Bruce Pearl yelling with his hand cupped around his mouth, looking pretty insane, during a game against Texas A&M on March 4, 2025.
Alex Slitz/Getty Images

A big part of the fun of watching March Madness comes from being wrong. This may not be true for the loyalists and degenerates who have an emotional or financial stake in the outcomes, but I treat the college basketball season and its giddy final act more or less the same way that I treated my classes in college: I do enough research to feel OK with myself and pass for informed, otherwise consume whatever feels right whenever it occurs to me, and try to bear in mind that it doesn't really matter that much. I am roughly as good at filling out a bracket as I was at being a history major, and while I'm not a historian, I do have a diploma.

This week, we were visited by Ken Pomeroy, the college basketball stats icon (and ace blogger) whose eponymous ratings are both the absolute state of the art in terms of understanding the broader state of play in college basketball and, from my experience, no help when it comes to picking a bracket. Ken would be the first to admit the latter, which is part of what makes him such a delightful guest.

Another big part of that is his patience. Drew drops in and out of watching college basketball as the spirit moves him; I watch a decent amount, but not nearly enough to have a comprehensive understanding, and eventually tend to remember someone like Levance Fields by the end of every college basketball-centric episode. While I did the same here—well, it was Chevy Troutman, if you want to be specific about it—I feel like I also learned a lot along the way.

We talked to Ken about how it felt to have his rankings cited by West Virginia's furious and startlingly pink governor in his complaint about the Mountaineers getting aced out of the tournament field. We also discussed which teams are good, which teams are fun, and how college basketball teams are constructed these days. The last bit, especially, was interesting to me as an examination of how NIL money and the wide-open transfer portal have led college basketball into something like a golden age. We talked about the wandering ronin who are now the sport's most important players, the challenge of building a program through churn and scouting, and the different ways to succeed or fail in that space. We considered Duke as a sort of throwback to the last decade's mode of roster construction, and Florida as the prime exemplar of the current style. A consideration of the retro wrecking-ball aesthetics that Rick Pitino has brought to St. John's was my excuse to remember some rectangular Pitt Guys. We made our picks, too, but no one should really be putting too much weight on that.

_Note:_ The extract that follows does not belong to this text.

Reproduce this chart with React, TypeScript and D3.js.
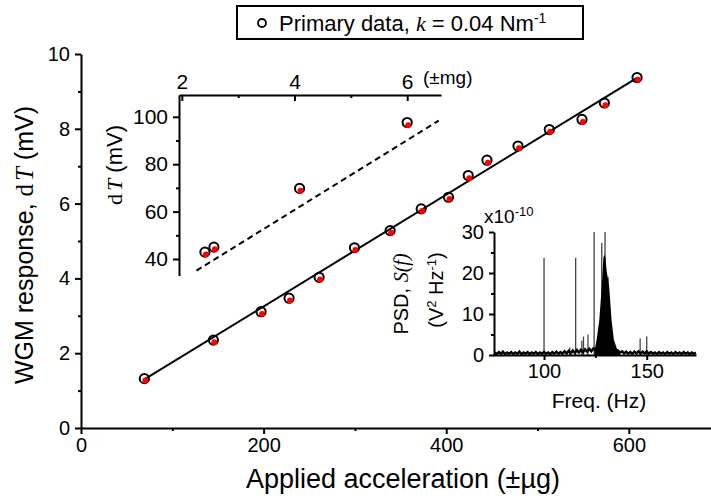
import React, { useEffect, useRef } from 'react';
import * as d3 from 'd3';

// main plot: applied acceleration (µg) vs WGM response dT (mV)
const accel = [69.4, 145, 197.2, 227.9, 260.8, 299.5, 338.6, 372.6, 402.5, 424.1, 444.6, 478.6, 512.9, 548.7, 573.2, 609];
const response = [1.32, 2.35, 3.11, 3.47, 4.03, 4.82, 5.28, 5.86, 6.17, 6.75, 7.16, 7.54, 7.98, 8.25, 8.69, 9.37];
const responseRed = [1.27, 2.29, 3.05, 3.41, 3.97, 4.76, 5.22, 5.80, 6.12, 6.68, 7.09, 7.48, 7.92, 8.18, 8.63, 9.31];
const fitAccel = [69.4, 609];
const fitResp = [1.30, 9.36];

// inset: acceleration (mg) vs dT (mV)
const insetAcc = [2.41, 2.57, 4.09, 6.0];
const insetDT = [42.9, 45.0, 69.8, 97.6];
const insetDTRed = [41.9, 44.1, 68.8, 96.4];
const dashAcc = [2.26, 6.56];
const dashDT = [35.1, 98.4];

// PSD inset: baseline noise, spikes and the resonance peak
const baseFreq = [76, 77, 78, 79, 80, 81, 82, 83, 84, 85, 86, 87, 88, 89, 90, 91, 92, 93, 94, 95, 96, 97, 98, 99, 100, 101, 102, 103, 104, 105, 106, 107, 108, 109, 110, 111, 112, 113, 114, 115, 116, 117, 118, 119, 120, 121, 122, 123, 124, 125, 126, 127, 128, 129, 130, 131, 132, 133, 134, 135, 136, 137, 138, 139, 140, 141, 142, 143, 144, 145, 146, 147, 148, 149, 150, 151, 152, 153, 154, 155, 156, 157, 158, 159, 160, 161, 162, 163, 164, 165, 166, 167, 168, 169, 170, 171, 172, 173, 174];
const baseVal = [0.6, 0.2, 0.7, 0.3, 0.8, 0.2, 0.6, 0.3, 0.7, 0.2, 0.6, 0.3, 0.8, 0.2, 0.6, 0.3, 0.7, 0.2, 0.6, 0.3, 0.7, 0.2, 0.6, 0.3, 0.8, 0.3, 0.6, 0.2, 0.7, 0.3, 0.8, 0.3, 0.7, 0.3, 0.9, 0.4, 1.0, 0.4, 1.1, 0.5, 1.2, 0.6, 1.3, 0.7, 1.4, 0.8, 1.5, 0.9, 1.6, 1.2, 1.8, 1.6, 2.0, 2.0, 2.0, 1.8, 1.6, 1.4, 1.2, 1.0, 1.1, 0.6, 0.9, 0.4, 0.8, 0.3, 0.7, 0.3, 0.8, 0.4, 0.9, 0.3, 0.8, 0.4, 0.9, 0.3, 0.7, 0.3, 0.6, 0.2, 0.7, 0.3, 0.6, 0.2, 0.7, 0.3, 0.6, 0.2, 0.7, 0.3, 0.6, 0.2, 0.7, 0.3, 0.6, 0.2, 0.6, 0.3, 0.5];
const spikeFreq = [100.0, 112.5, 115.4, 118.4, 119.2, 121.4, 124.4, 128.1, 129.7, 131.2, 146.8, 150.0];
const spikeVal = [23.7, 1.8, 23.7, 3.5, 4.5, 5.0, 30, 27.3, 30, 19, 4.0, 4.5];
const peakFreq = [124.5, 125.6, 126.9, 128.1, 128.9, 129.4, 129.9, 130.5, 131.7, 132.9, 134, 135.5, 137];
const peakVal = [0.8, 3.7, 8.5, 16.7, 23.7, 24.5, 23.7, 20.5, 16.7, 8.5, 3.7, 1.5, 0.8];

const sans = "'Liberation Sans', Arial, sans-serif";
const serif = "'Liberation Serif', 'Times New Roman', serif";

function styleAxis(g: any, size: number) {
  g.selectAll('path').attr('stroke', '#000').attr('stroke-width', 2);
  g.selectAll('line').attr('stroke', '#000').attr('stroke-width', 2);
  g.selectAll('text').attr('font-family', sans).attr('font-size', size).attr('fill', '#000');
}

function App() {
  const ref = useRef<SVGSVGElement>(null);

  useEffect(() => {
    const svg = d3.select(ref.current);
    svg.selectAll('*').remove();

    // ---- main plot
    const x = d3.scaleLinear().domain([0, 690]).range([81, 711]);
    const y = d3.scaleLinear().domain([0, 10]).range([428, 54]);

    const gx = svg.append('g').attr('transform', 'translate(0,428)');
    gx.call(d3.axisBottom(x).tickValues([0, 200, 400, 600]).tickSize(6).tickSizeOuter(0).tickPadding(4));
    styleAxis(gx, 20);
    const gxm = svg.append('g').attr('transform', 'translate(0,428)');
    gxm.call(d3.axisBottom(x).tickValues([100, 300, 500]).tickSize(3).tickFormat(() => ''));
    gxm.select('.domain').remove();
    styleAxis(gxm, 20);

    const gy = svg.append('g').attr('transform', 'translate(81,0)');
    gy.call(d3.axisLeft(y).tickValues([0, 2, 4, 6, 8, 10]).tickSize(6).tickSizeOuter(0).tickPadding(5));
    styleAxis(gy, 20);
    const gym = svg.append('g').attr('transform', 'translate(81,0)');
    gym.call(d3.axisLeft(y).tickValues([1, 3, 5, 7, 9]).tickSize(3).tickFormat(() => ''));
    gym.select('.domain').remove();
    styleAxis(gym, 20);

    svg.append('text')
      .attr('x', 403).attr('y', 488)
      .attr('text-anchor', 'middle')
      .attr('font-family', sans).attr('font-size', 27)
      .text('Applied acceleration (±µg)');

    const yl = svg.append('text')
      .attr('transform', 'translate(33,245) rotate(-90)')
      .attr('text-anchor', 'middle')
      .attr('font-family', sans).attr('font-size', 25);
    yl.append('tspan').text('WGM response, ');
    yl.append('tspan').attr('font-family', serif).text('d');
    yl.append('tspan').attr('font-family', serif).attr('font-style', 'italic').attr('dx', 3).text('T');
    yl.append('tspan').text(' (mV)');

    const fitLine = d3.line<number>().x((d, i) => x(fitAccel[i])).y(d => y(d));
    svg.append('path').attr('d', fitLine(fitResp)).attr('fill', 'none').attr('stroke', '#000').attr('stroke-width', 2);

    svg.append('g').selectAll('circle').data(accel).join('circle')
      .attr('cx', d => x(d)).attr('cy', (d, i) => y(response[i])).attr('r', 4.6)
      .attr('fill', 'none').attr('stroke', '#000').attr('stroke-width', 2);
    svg.append('g').selectAll('circle').data(accel).join('circle')
      .attr('cx', d => x(d) + 1).attr('cy', (d, i) => y(responseRed[i])).attr('r', 3)
      .attr('fill', '#ff0000');

    // ---- inset (mg)
    const ix = d3.scaleLinear().domain([1.95, 6.6]).range([179, 441]);
    const iy = d3.scaleLinear().domain([33, 109.2]).range([275.6, 95]);

    const gix = svg.append('g').attr('transform', 'translate(0,95)');
    gix.call(d3.axisTop(ix).tickValues([2, 4, 6]).tickFormat(d3.format('d')).tickSize(-6).tickSizeOuter(0).tickPadding(6));
    styleAxis(gix, 21);
    const gixm = svg.append('g').attr('transform', 'translate(0,95)');
    gixm.call(d3.axisTop(ix).tickValues([3, 5]).tickSize(-3).tickFormat(() => ''));
    gixm.select('.domain').remove();
    styleAxis(gixm, 21);
    svg.append('text').attr('x', 423).attr('y', 84)
      .attr('font-family', sans).attr('font-size', 19).text('(±mg)');

    const giy = svg.append('g').attr('transform', 'translate(179,0)');
    giy.call(d3.axisLeft(iy).tickValues([40, 60, 80, 100]).tickSize(6).tickSizeOuter(0).tickPadding(5));
    styleAxis(giy, 21);
    const giym = svg.append('g').attr('transform', 'translate(179,0)');
    giym.call(d3.axisLeft(iy).tickValues([50, 70, 90]).tickSize(3).tickFormat(() => ''));
    giym.select('.domain').remove();
    styleAxis(giym, 21);

    const il = svg.append('text')
      .attr('transform', 'translate(122,165) rotate(-90)')
      .attr('text-anchor', 'middle')
      .attr('font-family', sans).attr('font-size', 22);
    il.append('tspan').attr('font-family', serif).text('d');
    il.append('tspan').attr('font-family', serif).attr('font-style', 'italic').attr('dx', 3).text('T');
    il.append('tspan').text(' (mV)');

    const dashLine = d3.line<number>().x((d, i) => ix(dashAcc[i])).y(d => iy(d));
    svg.append('path').attr('d', dashLine(dashDT)).attr('fill', 'none')
      .attr('stroke', '#000').attr('stroke-width', 2).attr('stroke-dasharray', '6,4');

    svg.append('g').selectAll('circle').data(insetAcc).join('circle')
      .attr('cx', d => ix(d)).attr('cy', (d, i) => iy(insetDT[i])).attr('r', 4.6)
      .attr('fill', 'none').attr('stroke', '#000').attr('stroke-width', 2);
    svg.append('g').selectAll('circle').data(insetAcc).join('circle')
      .attr('cx', d => ix(d) + 1).attr('cy', (d, i) => iy(insetDTRed[i])).attr('r', 3)
      .attr('fill', '#ff0000');

    // ---- PSD inset
    const px = d3.scaleLinear().domain([75, 174]).range([492.7, 696]);
    const py = d3.scaleLinear().domain([0, 30]).range([355, 232]);

    svg.append('g').selectAll('line').data(spikeFreq).join('line')
      .attr('x1', d => px(d)).attr('x2', d => px(d))
      .attr('y1', py(0)).attr('y2', (d, i) => py(spikeVal[i]))
      .attr('stroke', '#444').attr('stroke-width', 1.3);

    const peakArea = d3.area<number>().x((d, i) => px(peakFreq[i])).y0(py(0)).y1(d => py(d));
    svg.append('path').attr('d', peakArea(peakVal)).attr('fill', '#000');

    const baseLine = d3.line<number>().x((d, i) => px(baseFreq[i])).y(d => py(d));
    svg.append('path').attr('d', baseLine(baseVal)).attr('fill', 'none')
      .attr('stroke', '#000').attr('stroke-width', 2.5);

    const gpx = svg.append('g').attr('transform', 'translate(0,355)');
    gpx.call(d3.axisBottom(px).tickValues([100, 150]).tickSize(5).tickSizeOuter(0).tickPadding(4));
    styleAxis(gpx, 20);
    const gpxm = svg.append('g').attr('transform', 'translate(0,355)');
    gpxm.call(d3.axisBottom(px).tickValues([125]).tickSize(3).tickFormat(() => ''));
    gpxm.select('.domain').remove();
    styleAxis(gpxm, 20);

    const gpy = svg.append('g').attr('transform', 'translate(494,0)');
    gpy.call(d3.axisLeft(py).tickValues([0, 10, 20, 30]).tickSize(5).tickSizeOuter(0).tickPadding(5));
    styleAxis(gpy, 20);
    const gpym = svg.append('g').attr('transform', 'translate(494,0)');
    gpym.call(d3.axisLeft(py).tickValues([5, 15, 25]).tickSize(3).tickFormat(() => ''));
    gpym.select('.domain').remove();
    styleAxis(gpym, 20);

    const sci = svg.append('text').attr('x', 484).attr('y', 223)
      .attr('font-family', sans).attr('font-size', 19);
    sci.append('tspan').text('x10');
    sci.append('tspan').attr('dy', -7).attr('font-size', 13).text('-10');

    svg.append('text').attr('x', 599).attr('y', 408)
      .attr('text-anchor', 'middle')
      .attr('font-family', sans).attr('font-size', 21).text('Freq. (Hz)');

    const pl1 = svg.append('text')
      .attr('transform', 'translate(408,294) rotate(-90)')
      .attr('text-anchor', 'middle')
      .attr('font-family', sans).attr('font-size', 20);
    pl1.append('tspan').text('PSD, ');
    pl1.append('tspan').attr('font-family', serif).attr('font-style', 'italic').text('S(f)');

    const pl2 = svg.append('text')
      .attr('transform', 'translate(443,290) rotate(-90)')
      .attr('text-anchor', 'middle')
      .attr('font-family', sans).attr('font-size', 20);
    pl2.append('tspan').text('(V');
    pl2.append('tspan').attr('dy', -7).attr('font-size', 13).text('2');
    pl2.append('tspan').attr('dy', 7).text(' Hz');
    pl2.append('tspan').attr('dy', -7).attr('font-size', 13).text('-1');
    pl2.append('tspan').attr('dy', 7).text(')');

    // ---- legend
    svg.append('rect').attr('x', 237).attr('y', 6).attr('width', 346).attr('height', 33)
      .attr('fill', '#fff').attr('stroke', '#000').attr('stroke-width', 2);
    svg.append('circle').attr('cx', 262).attr('cy', 23).attr('r', 4)
      .attr('fill', 'none').attr('stroke', '#000').attr('stroke-width', 1.8);
    const lt = svg.append('text').attr('x', 279).attr('y', 31)
      .attr('font-family', sans).attr('font-size', 22);
    lt.append('tspan').text('Primary data, ');
    lt.append('tspan').attr('font-family', serif).attr('font-style', 'italic').text('k');
    lt.append('tspan').text(' = 0.04 Nm');
    lt.append('tspan').attr('dy', -8).attr('font-size', 14).text('-1');
  }, []);

  return (
    <svg ref={ref} width={711} height={498}
      style={{ position: 'absolute', left: 0, top: 0, background: '#fff' }} />
  );
}

export default App;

All that college basketball talk left us time for just one Funbag question, which led us to consider the greatest and strangest crowd pops in sports. We added to our listener's comprehensive list, but mostly talked about how crowds respond when weird things happen. It was a good fit for this moment, because while there will be all the usual roaring, no consideration of The March Experience would be complete without an appreciation for the thrill of everyone in an arena making Tim Allen Confusion Noises at the same time. If you're going to be wrong, you might as well be wrong together.